### Recorded information

======

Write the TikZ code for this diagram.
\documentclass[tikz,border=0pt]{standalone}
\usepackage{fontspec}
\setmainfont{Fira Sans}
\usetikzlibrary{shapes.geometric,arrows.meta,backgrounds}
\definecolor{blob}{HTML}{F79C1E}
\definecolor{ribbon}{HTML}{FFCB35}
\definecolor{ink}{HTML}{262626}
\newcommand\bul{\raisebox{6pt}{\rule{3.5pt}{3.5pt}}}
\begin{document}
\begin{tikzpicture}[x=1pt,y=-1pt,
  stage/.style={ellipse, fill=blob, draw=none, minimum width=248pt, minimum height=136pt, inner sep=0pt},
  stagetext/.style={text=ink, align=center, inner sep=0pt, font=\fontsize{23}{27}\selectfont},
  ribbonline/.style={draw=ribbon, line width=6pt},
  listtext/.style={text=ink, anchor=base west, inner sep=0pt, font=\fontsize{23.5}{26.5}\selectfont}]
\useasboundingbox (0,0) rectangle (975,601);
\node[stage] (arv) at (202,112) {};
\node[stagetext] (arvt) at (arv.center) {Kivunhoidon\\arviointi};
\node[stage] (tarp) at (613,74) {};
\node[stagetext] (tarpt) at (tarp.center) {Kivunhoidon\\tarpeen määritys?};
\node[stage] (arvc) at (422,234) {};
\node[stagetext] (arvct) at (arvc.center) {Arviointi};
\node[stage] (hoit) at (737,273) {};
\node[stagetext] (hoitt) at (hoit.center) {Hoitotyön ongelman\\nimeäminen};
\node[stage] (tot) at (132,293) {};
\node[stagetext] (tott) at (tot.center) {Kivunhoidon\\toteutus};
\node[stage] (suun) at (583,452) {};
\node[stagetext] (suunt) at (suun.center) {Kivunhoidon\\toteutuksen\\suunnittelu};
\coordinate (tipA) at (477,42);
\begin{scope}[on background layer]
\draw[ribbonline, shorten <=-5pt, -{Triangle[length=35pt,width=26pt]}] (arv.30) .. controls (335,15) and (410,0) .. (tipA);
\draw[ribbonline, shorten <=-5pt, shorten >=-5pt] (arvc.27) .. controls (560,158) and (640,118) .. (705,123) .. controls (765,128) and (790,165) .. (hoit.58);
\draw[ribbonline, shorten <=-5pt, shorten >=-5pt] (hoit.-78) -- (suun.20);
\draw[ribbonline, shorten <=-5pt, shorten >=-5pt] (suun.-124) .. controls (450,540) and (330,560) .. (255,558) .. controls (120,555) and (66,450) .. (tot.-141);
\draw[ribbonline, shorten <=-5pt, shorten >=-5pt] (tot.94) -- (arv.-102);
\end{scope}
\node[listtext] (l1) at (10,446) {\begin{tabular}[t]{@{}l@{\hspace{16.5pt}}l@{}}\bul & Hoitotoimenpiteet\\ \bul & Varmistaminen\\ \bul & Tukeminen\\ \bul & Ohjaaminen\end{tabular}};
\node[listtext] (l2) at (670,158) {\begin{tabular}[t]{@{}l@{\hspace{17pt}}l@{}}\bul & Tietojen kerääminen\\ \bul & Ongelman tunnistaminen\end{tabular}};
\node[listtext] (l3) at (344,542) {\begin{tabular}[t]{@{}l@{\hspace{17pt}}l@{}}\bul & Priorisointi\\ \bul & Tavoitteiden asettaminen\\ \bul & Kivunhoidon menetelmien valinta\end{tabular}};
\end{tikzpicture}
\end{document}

======

### Task directions
From the first line to the last, retype the data exactly.

### Response below
Write the TikZ code for this diagram.
\documentclass[tikz,border=0pt]{standalone}
\usepackage{fontspec}
\setmainfont{Fira Sans}
\usetikzlibrary{shapes.geometric,arrows.meta,backgrounds}
\definecolor{blob}{HTML}{F79C1E}
\definecolor{ribbon}{HTML}{FFCB35}
\definecolor{ink}{HTML}{262626}
\newcommand\bul{\raisebox{6pt}{\rule{3.5pt}{3.5pt}}}
\begin{document}
\begin{tikzpicture}[x=1pt,y=-1pt,
  stage/.style={ellipse, fill=blob, draw=none, minimum width=248pt, minimum height=136pt, inner sep=0pt},
  stagetext/.style={text=ink, align=center, inner sep=0pt, font=\fontsize{23}{27}\selectfont},
  ribbonline/.style={draw=ribbon, line width=6pt},
  listtext/.style={text=ink, anchor=base west, inner sep=0pt, font=\fontsize{23.5}{26.5}\selectfont}]
\useasboundingbox (0,0) rectangle (975,601);
\node[stage] (arv) at (202,112) {};
\node[stagetext] (arvt) at (arv.center) {Kivunhoidon\\arviointi};
\node[stage] (tarp) at (613,74) {};
\node[stagetext] (tarpt) at (tarp.center) {Kivunhoidon\\tarpeen määritys?};
\node[stage] (arvc) at (422,234) {};
\node[stagetext] (arvct) at (arvc.center) {Arviointi};
\node[stage] (hoit) at (737,273) {};
\node[stagetext] (hoitt) at (hoit.center) {Hoitotyön ongelman\\nimeäminen};
\node[stage] (tot) at (132,293) {};
\node[stagetext] (tott) at (tot.center) {Kivunhoidon\\toteutus};
\node[stage] (suun) at (583,452) {};
\node[stagetext] (suunt) at (suun.center) {Kivunhoidon\\toteutuksen\\suunnittelu};
\coordinate (tipA) at (477,42);
\begin{scope}[on background layer]
\draw[ribbonline, shorten <=-5pt, -{Triangle[length=35pt,width=26pt]}] (arv.30) .. controls (335,15) and (410,0) .. (tipA);
\draw[ribbonline, shorten <=-5pt, shorten >=-5pt] (arvc.27) .. controls (560,158) and (640,118) .. (705,123) .. controls (765,128) and (790,165) .. (hoit.58);
\draw[ribbonline, shorten <=-5pt, shorten >=-5pt] (hoit.-78) -- (suun.20);
\draw[ribbonline, shorten <=-5pt, shorten >=-5pt] (suun.-124) .. controls (450,540) and (330,560) .. (255,558) .. controls (120,555) and (66,450) .. (tot.-141);
\draw[ribbonline, shorten <=-5pt, shorten >=-5pt] (tot.94) -- (arv.-102);
\end{scope}
\node[listtext] (l1) at (10,446) {\begin{tabular}[t]{@{}l@{\hspace{16.5pt}}l@{}}\bul & Hoitotoimenpiteet\\ \bul & Varmistaminen\\ \bul & Tukeminen\\ \bul & Ohjaaminen\end{tabular}};
\node[listtext] (l2) at (670,158) {\begin{tabular}[t]{@{}l@{\hspace{17pt}}l@{}}\bul & Tietojen kerääminen\\ \bul & Ongelman tunnistaminen\end{tabular}};
\node[listtext] (l3) at (344,542) {\begin{tabular}[t]{@{}l@{\hspace{17pt}}l@{}}\bul & Priorisointi\\ \bul & Tavoitteiden asettaminen\\ \bul & Kivunhoidon menetelmien valinta\end{tabular}};
\end{tikzpicture}
\end{document}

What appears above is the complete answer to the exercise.